To investigate this, a synthetic cross-section model of a multi-layer aquifer system was developed using MODFLOW6 and FloPy. The sustainable yield was estimated through a constrained optimization approach, by iteratively running a transient model with different constant pumping rates. This analysis was conducted under a range of scenarios, including contrasting recharge rates, varying degrees of confinement, and multiple planning horizons. Additionally, the effect of transient recharge rates was investigated to understand their relevance on the transient response of the system and the impact on estimated sustainable yields.
The modelled response times of this type of systems appear to be highly relevant for planning purposes given the typical human timeframes used for management and policy implementations. Our results reveal that sustainable yield is not a single, fixed value but a dynamic variable dependent on the chosen planning horizon. This analysis illustrates that what might be considered a sustainable withdrawal rate over a 25-year horizon could lead to unacceptable or undesirable impacts over a 50-year period, bringing an important question to the debate: which planning horizon to use?

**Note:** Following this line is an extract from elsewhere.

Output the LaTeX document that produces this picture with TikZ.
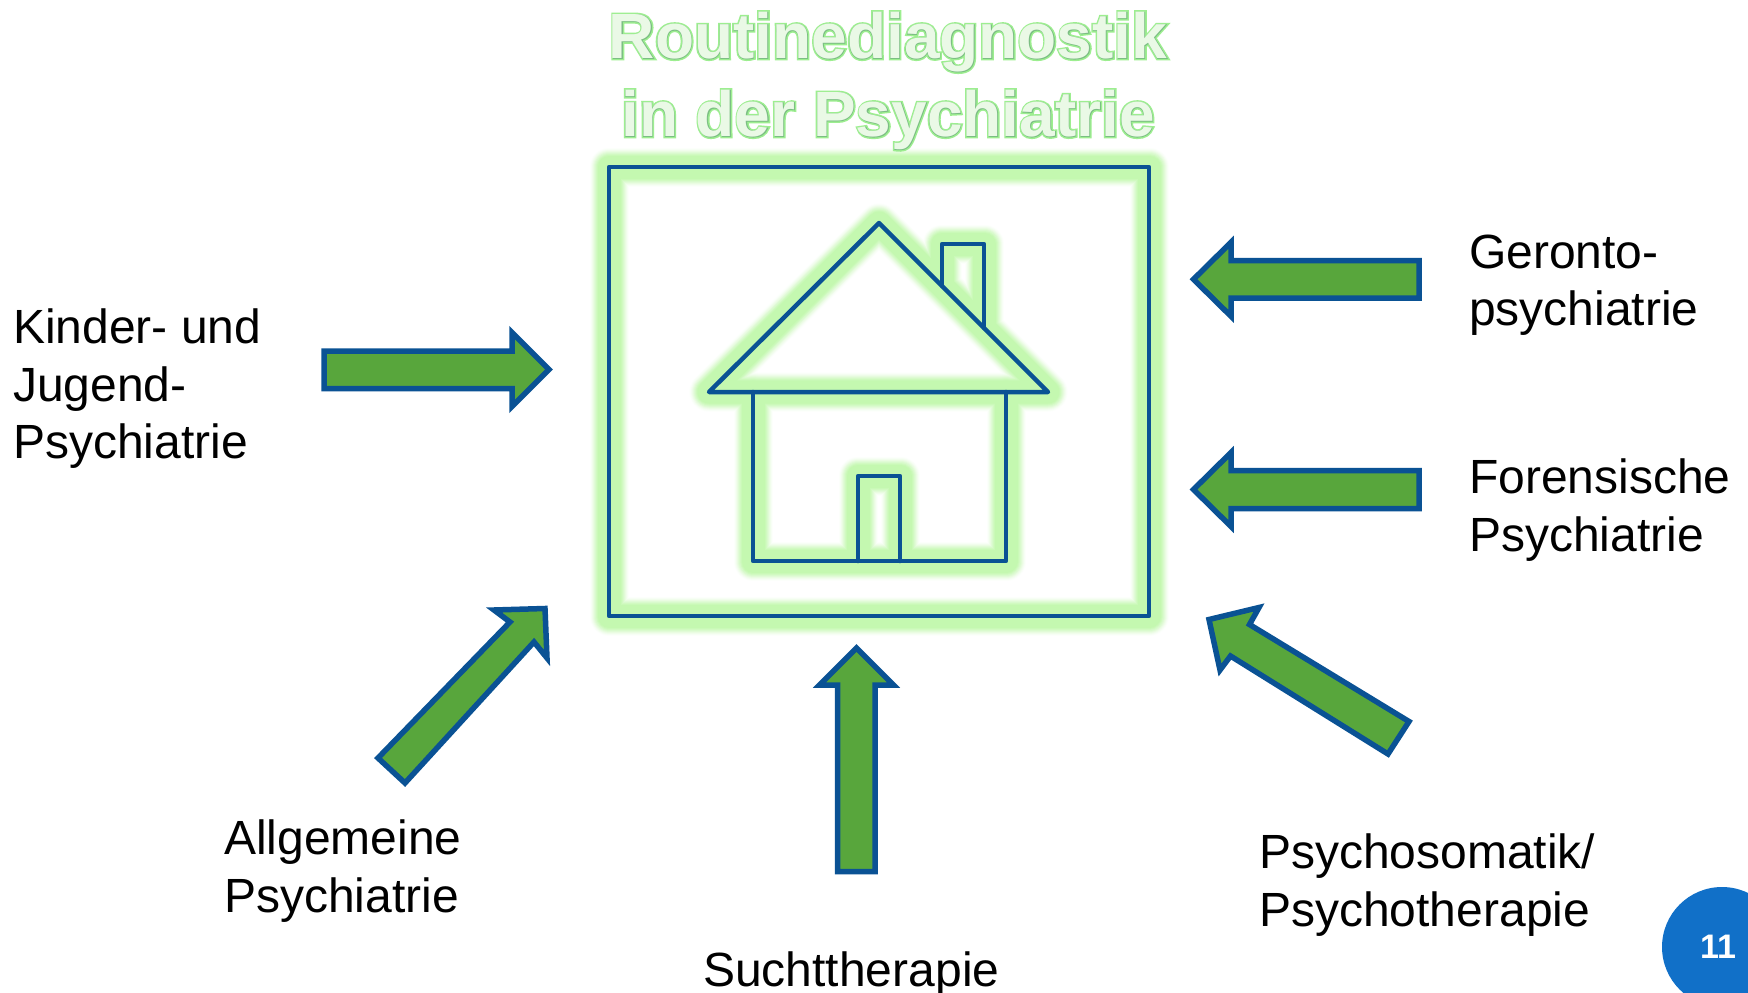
\documentclass[tikz,border=0pt]{standalone}
\usepackage{fontspec}
\setmainfont{Liberation Sans}
\newfontfamily\glowA[FakeBold=6]{Liberation Sans Bold}
\newfontfamily\glowB[FakeBold=1.2]{Liberation Sans Bold}
\newfontfamily\glowC{Liberation Sans Bold}
\definecolor{linecol}{HTML}{0A5294}
\definecolor{arrowfill}{HTML}{58A63C}
\definecolor{badge}{HTML}{1170C8}
\definecolor{gE}{HTML}{C4F8B0}
\definecolor{titleglowcol}{HTML}{9DEE90}
\definecolor{titlelinecol}{HTML}{7CBE84}
\definecolor{titlefill}{HTML}{EAF9E6}
\newcommand{\housepaths}[1]{%
  \draw[#1] (609,167) rectangle (1149,616);
  \draw[#1] (709,392) -- (879,223) -- (1048,392) -- cycle;
  \draw[#1] (753,392) -- (753,561) -- (1006,561) -- (1006,392);
  \draw[#1] (858,561) -- (858,476) -- (900,476) -- (900,561);
  \draw[#1] (942,286) -- (942,244) -- (984,244) -- (984,328);
}
\newcommand{\titletext}{Routinediagnostik\\in der Psychiatrie}
\tikzset{
  x=1pt,y=-1pt,
  glowline/.style={line join=round,line cap=round},
  arrowshape/.style={draw=linecol,fill=arrowfill,line width=5.5pt,line join=miter},
  label/.style={anchor=north west,inner sep=0pt,align=left,font=\fontsize{48}{57.2}\selectfont,text=black},
  titlelayer/.style={anchor=center,inner sep=0pt,align=center}
}
\begin{document}
\begin{tikzpicture}
\useasboundingbox (0,0) rectangle (1748,993);
\fill[white] (0,0) rectangle (1748,993);
% glow
\foreach \w/\p in {39/5,37/13,35/24,33/36,31/50,29/64,27/78,25/90,23/100}{
  \housepaths{glowline,gE!\p!white,line width=\w pt}
}
\housepaths{linecol,line width=4.5pt,line join=round,line cap=round}
% title
\node[titlelayer,text=titleglowcol,font=\fontsize{64}{78}\glowA] (titleglow) at (888,81) {\titletext};
\node[titlelayer,text=titlelinecol,font=\fontsize{64}{78}\glowB] (titleline) at (888,81) {\titletext};
\node[titlelayer,text=titlefill,font=\fontsize{64}{78}\glowC] (title) at (888,81) {\titletext};
% arrows
\draw[arrowshape] (324,351) -- (512,351) -- (512,332.5) -- (549,369.5) -- (512,406.5) -- (512,388.5) -- (324,388.5) -- cycle;
\draw[arrowshape] (1419,260.5) -- (1231,260.5) -- (1231,242.3) -- (1193.5,279.3) -- (1231,316.3) -- (1231,298) -- (1419,298) -- cycle;
\draw[arrowshape] (1419,470.5) -- (1231,470.5) -- (1231,452.5) -- (1193.5,489.5) -- (1231,526.5) -- (1231,508.5) -- (1419,508.5) -- cycle;
\draw[arrowshape] (875,871.5) -- (875,685) -- (893.5,685) -- (856.5,648) -- (819.5,685) -- (837.5,685) -- (837.5,871.5) -- cycle;
\draw[arrowshape] (378,758) -- (510,622) -- (494,610) -- (545,608.5) -- (547,658) -- (534,642) -- (405,783) -- cycle;
\draw[arrowshape] (1409,721.5) -- (1249.5,624.5) -- (1259,607.5) -- (1209,619.5) -- (1220,670) -- (1230.5,656) -- (1388,754) -- cycle;
% labels
\node[label] (kinder) at (13,309) {Kinder- und\\Jugend-\\Psychiatrie};
\node[label] (geronto) at (1469,235) {Geronto-\\psychiatrie};
\node[label] (forensic) at (1469,459) {Forensische\\Psychiatrie};
\node[label] (allgemein) at (224,820) {Allgemeine\\Psychiatrie};
\node[label] (psychosom) at (1259,834) {Psychosomatik/\\Psychotherapie};
\node[label] (sucht) at (703,952) {Suchttherapie};
% badge
\fill[badge] (1722,947) circle (60);
\node[inner sep=0pt,text=white,font=\fontsize{34}{40}\selectfont\bfseries] (page) at (1718,947) {11};
\end{tikzpicture}
\end{document}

We conclude that effective management of confined aquifers requires a paradigm shift away from steady-state thinking: what is considered sustainable fundamentally depends on when we decide to evaluate it. This demands an adaptive, time-dependent approach where sustainability is analysed within a context-specific planning horizon, acknowledging that our decisions today have consequences that might unfold over decades or even centuries. This introduces broader issues of intergenerational equity, emphasizing that sustainability cannot be determined solely by physical indicators and it must also address long-term governance and ethical considerations.